Read the full interview here
Q. What were some of the early influences that really shaped who you are as a leader today?
A. I was born and raised in Los Angeles. My father was a lawyer, and one of the first lawyers to move from Howard University in Washington, DC, to set up shop in Southern California. “Go west, young man,” was his motto. And I say that because there weren’t a lot of professional Black lawyers in the 1940s.
A bit of my sense of adventure and boldly going where no woman or man has gone before comes from my father. My mother was executive director of the Los Angeles Girl Scout Council. She was a leader, she knew how to interact with people, and she believed deeply in higher education.
She would wake me up every morning and say, “You can be anything you want to be.” If you grow up with that kind of confidence, it has a profound influence on the rest of your life.
Q. Leaders face so many challenges. How do you compartmentalize to keep everything in perspective?
A. I do have the ability to compartmentalize. I’ll share a story with you. Earlier in my career, I was fired from a position, but I stayed for a month to finish out some projects. One of my colleagues in HR said to me, “I cannot believe your ability to compartmentalize. If I had not known that you had been let go from the company, I would have never believed it because for every meeting you were in, you were fully present, and no one knew what had happened behind the scenes.”
Somehow I learned not to wear my heart on my sleeve and to move through challenges and compartmentalize. I always keep in the back of my mind what I’m trying to achieve, and recognize that sometimes a particular situation is going to work out, and sometimes not.
Q. How do you handle the tricky balancing acts of leadership, like being authentic and vulnerable while also projecting confidence?
A. Larry Bacow, who’s now the president of Harvard, pulled me aside early in my career when he was president at Tufts, and he said, “You can’t let them see you sweat.” People are constantly trying to bring leaders down from where they are into their personal spheres because they want you to understand their problem and bring you into it.
But as the leader you often have to stand outside of someone’s individual problem to be able to see holistically what’s going on, so you can make the best decisions for the organization as a whole.
Your role as a leader is to stay above individual problems. And in that sense, sometimes you’ve got to make sure they don’t see you sweating, because that’s part of their technique of pulling you into their problems. It doesn’t mean I never show emotion, but you have to recognize that people are watching you through that lens of leadership.
Q. Have you encountered headwinds in your career because you’re a woman?
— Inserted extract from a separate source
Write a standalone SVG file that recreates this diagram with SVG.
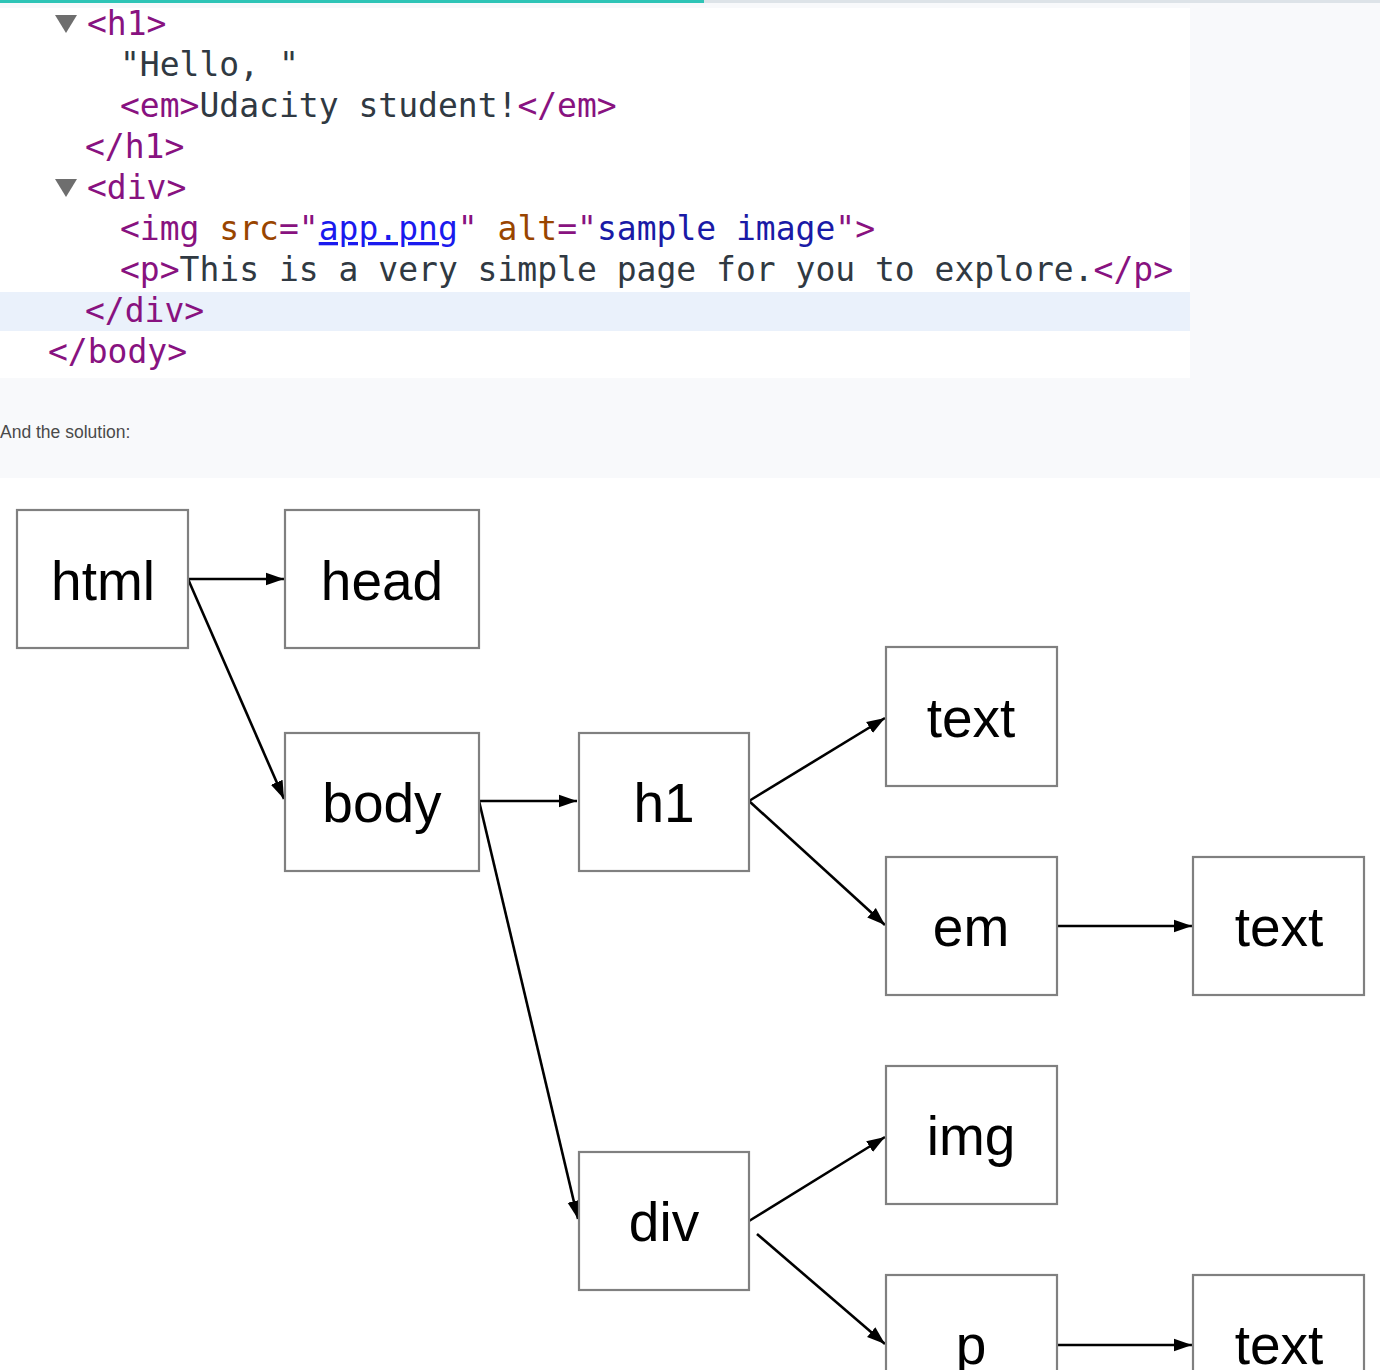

A. Yes. I am the first female and the first person of color to be president of Trinity College, which will be 200 years old next year. When you are the first in anything, there is always going to be a bit of skepticism, particularly in higher education.
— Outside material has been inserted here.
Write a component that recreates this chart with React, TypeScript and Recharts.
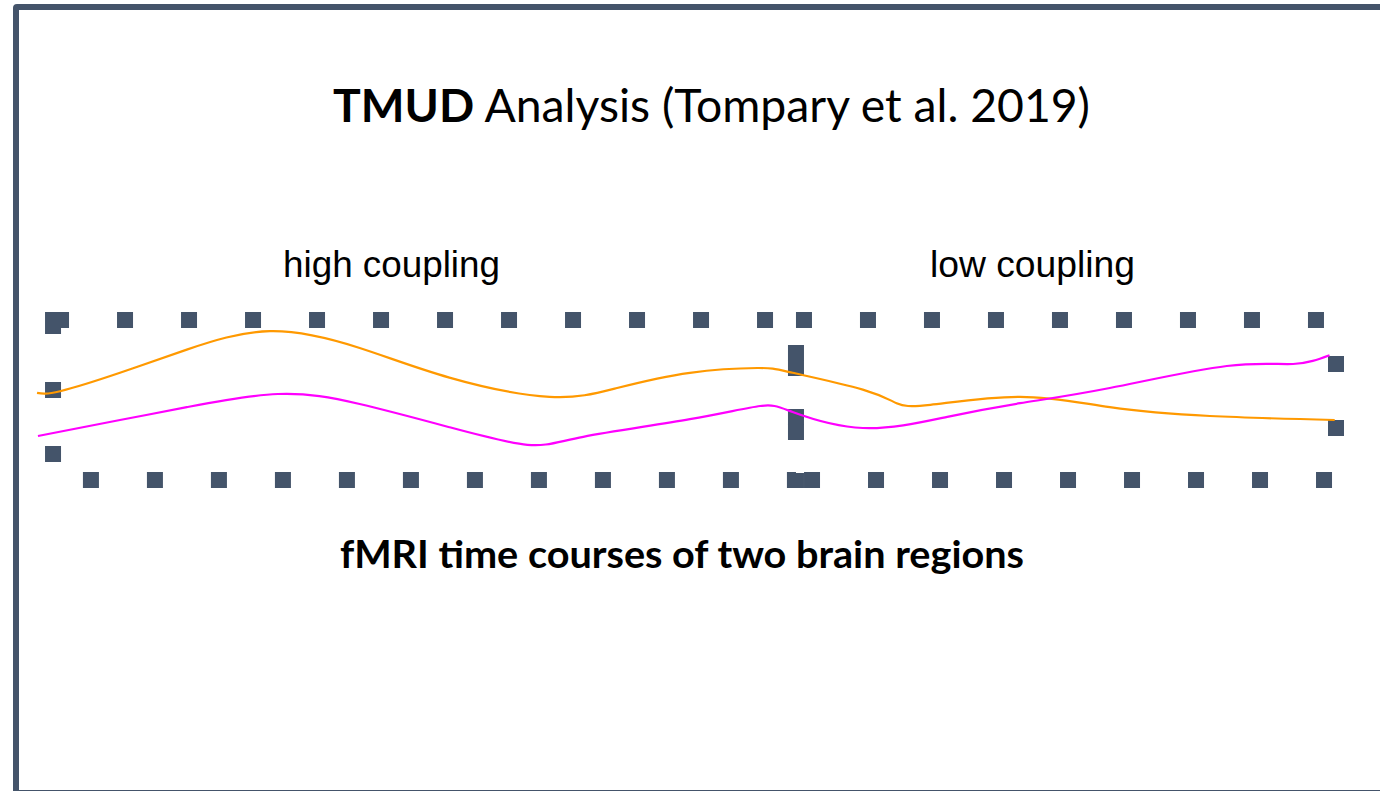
import React from "react";
import { LineChart, Line, XAxis, YAxis, ReferenceArea } from "recharts";

// time courses (arbitrary time units 0-100) and normalised BOLD signal
const orangeTime = [0.08, 1.85, 6.46, 11.6, 18.0, 24.9, 31.8, 39.5, 44.7, 50.3, 55.5, 58.2, 63.6, 66.2, 68.8, 75.7, 82.6, 90.3, 99.9];
const orangeSignal = [0.09, 0.11, 0.34, 0.63, 0.86, 0.65, 0.28, 0.04, 0.15, 0.34, 0.4, 0.34, 0.13, -0.04, -0.06, 0.04, -0.09, -0.2, -0.25];

const magentaTime = [0.15, 6.46, 11.6, 18.6, 24.9, 31.8, 37.8, 42.1, 50.3, 55.7, 58.2, 63.6, 70.1, 75.7, 82.6, 91.6, 96.7, 99.5];
const magentaSignal = [-0.45, -0.25, -0.09, 0.075, -0.05, -0.34, -0.56, -0.46, -0.24, -0.075, -0.15, -0.35, -0.21, -0.04, 0.15, 0.425, 0.45, 0.56];

// epoch boundaries: high coupling, then low coupling
const epochBounds = [1.31, 58.46, 100];
const signalRange = [-1, 1];

const orangeData = orangeTime.map((t, i) => ({ t, v: orangeSignal[i] }));
const magentaData = magentaTime.map((t, i) => ({ t, v: magentaSignal[i] }));

const slate = "#44546A";

export default function App() {
  return (
    <div
      style={{
        position: "absolute",
        left: 0,
        top: 0,
        width: 1380,
        height: 791,
        overflow: "hidden",
        background: "#fff",
      }}
    >
      <div
        style={{
          position: "absolute",
          left: 13,
          top: 4,
          width: 1400,
          height: 792,
          boxSizing: "border-box",
          border: `6px solid ${slate}`,
          borderRadius: 4,
        }}
      />
      <div style={{ position: "absolute", left: 0, top: 0 }}>
        <LineChart
          width={1380}
          height={791}
          margin={{ top: 320, right: 44, bottom: 311, left: 36 }}
        >
          <XAxis type="number" dataKey="t" domain={[0, 100]} hide />
          <YAxis type="number" dataKey="v" domain={signalRange} hide />
          <Line
            data={orangeData}
            dataKey="v"
            type="natural"
            stroke="#FF9900"
            strokeWidth={2.2}
            dot={false}
            activeDot={false}
            isAnimationActive={false}
          />
          <Line
            data={magentaData}
            dataKey="v"
            type="natural"
            stroke="#FF00FF"
            strokeWidth={2.2}
            dot={false}
            activeDot={false}
            isAnimationActive={false}
          />
          <ReferenceArea
            x1={epochBounds[0]}
            x2={epochBounds[1]}
            y1={signalRange[0]}
            y2={signalRange[1]}
            fill="none"
            stroke={slate}
            strokeWidth={16}
            strokeDasharray="16 48"
          />
          <ReferenceArea
            x1={epochBounds[1]}
            x2={epochBounds[2]}
            y1={signalRange[0]}
            y2={signalRange[1]}
            fill="none"
            stroke={slate}
            strokeWidth={16}
            strokeDasharray="16 48"
          />
        </LineChart>
      </div>
      <svg
        width={1380}
        height={791}
        style={{ position: "absolute", left: 0, top: 0, pointerEvents: "none" }}
      >
        <text
          x={333}
          y={122}
          fontFamily="Lato, 'Open Sans', sans-serif"
          fontSize={46}
          fill="#000"
          textLength={757}
          lengthAdjust="spacingAndGlyphs"
        >
          <tspan fontWeight="bold">TMUD</tspan>
          <tspan> Analysis (Tompary et al. 2019)</tspan>
        </text>
        <text
          x={283}
          y={277}
          fontFamily="'Liberation Sans', Arial, sans-serif"
          fontSize={36}
          fill="#000"
          textLength={217}
          lengthAdjust="spacingAndGlyphs"
        >
          high coupling
        </text>
        <text
          x={930}
          y={277}
          fontFamily="'Liberation Sans', Arial, sans-serif"
          fontSize={36}
          fill="#000"
          textLength={205}
          lengthAdjust="spacingAndGlyphs"
        >
          low coupling
        </text>
        <text
          x={340}
          y={568}
          fontFamily="Lato, 'Open Sans', sans-serif"
          fontSize={38}
          fontWeight="bold"
          fill="#000"
          textLength={684}
          lengthAdjust="spacingAndGlyphs"
        >
          fMRI time courses of two brain regions
        </text>
      </svg>
    </div>
  );
}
So people had to decide whether I was actually competent at doing my job because I didn’t look like the first 21 presidents of Trinity College. We all know that change is hard. Imagining something different when you have seen something a particular way for most of your life is hard.
The whole idea of prejudice is prejudging, and it’s prejudging based on what you have seen before in your life. So I absolutely met headwinds when I first arrived here at Trinity College as the first female president and the first president of color.
Q. What did that look like in practice?
A. I would be in meetings where every single constituent group – students, staff, faculty, alumni, trustees – would ask questions or push back on things that were absolutely in my domain. If you had taken a moment to look at my background, you would understand that I had a pretty clear understanding of budgets and how higher education works.
But there was a lot of pushback. One way it came out was people requesting data to support some of my ideas. I’m sure that if I’d been male, I would not have been asked to, in essence, prove and support my points of view. I’m a scientist by training, so I often come into a particular situation with a set of data, and I was always asked for more. After I’d been here for a number of years, people started to trust me more and asked me less often for data to back up what I was saying.
Q. That must have been quite irritating at the beginning. How did you handle those moments?
A. Most of the time I just got them the data and said, “Here you go. I told you so.” I have heard other women and people of color say that we feel like we have to work harder to prove that we know what we’re talking about. I got to where I am because I worked harder, I dug deeper, and I learned how to bring more people into the conversation and to see my point of view.
One of my father’s earlier lessons was that you attract a lot more bees with honey than with vinegar. He would remind me that you’re going to get so much further if people actually like you and like working with you.